Court: Camp does not have to keep disabled volunteers

? Two women who suffer from muscular dystrophy will no longer be able to volunteer at the summer camp for disabled children that they attended when they were young.

The 10th U.S. Circuit Court of Appeals ruled Friday that the Muscular Dystrophy Assn. doesn’t have to allow volunteers with the disability to work at its Wichita, Kan., camp.

The association’s regulations, which require volunteers to be physically able to “lift and care for a camper,” do not violate the Americans with Disabilities Act, the court ruled.

Gina Bauer and Suzanne Stolz sued the association after they were told they couldn’t volunteer because they couldn’t fulfill the requirements.

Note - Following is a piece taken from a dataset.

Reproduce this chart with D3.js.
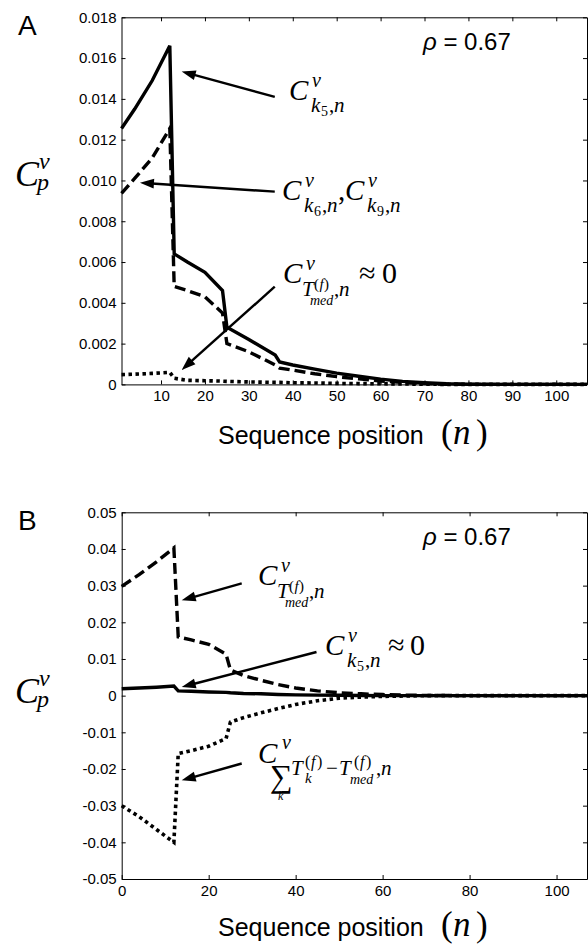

The camp, put on by the association, gives children with neuromuscular diseases an opportunity to do things they might not otherwise get to do, such as horseback riding and swimming, the ruling states. These and other activities, such as transferring campers to and from wheelchairs, beds and toilets, require a volunteer to be able to regularly and manually lift the camper.

Bauer and Stolz both attended the Wichita MDA Camp Chihowa as campers from 1981 to 1994. They returned as volunteers each summer until 2003, when new management took over and said it violated policy, according to court documents.

The association had argued that Bauer and Stolz, who both use a power wheelchair at least some of the time, were limited in what they could do as volunteers at the camp and thus spent a great deal of time doing other things, according to the ruling.

Bauer, for example, would go swimming while the campers were taking a break – an activity that required help from two to three people to get her in and out of the pool and one to hold her while she swam.

Messages left at numbers listed for Bauer and Stolz were not immediately returned.

The court ruled that the association’s policies do not amount to unlawful discrimination because the “criteria is necessary to fulfill the primary purpose of the camp and to ensure its safe operation,” the ruling states.

A message left at with the Tucson, Ariz.-based Muscular Dystrophy Association was not immediately returned after hours Friday.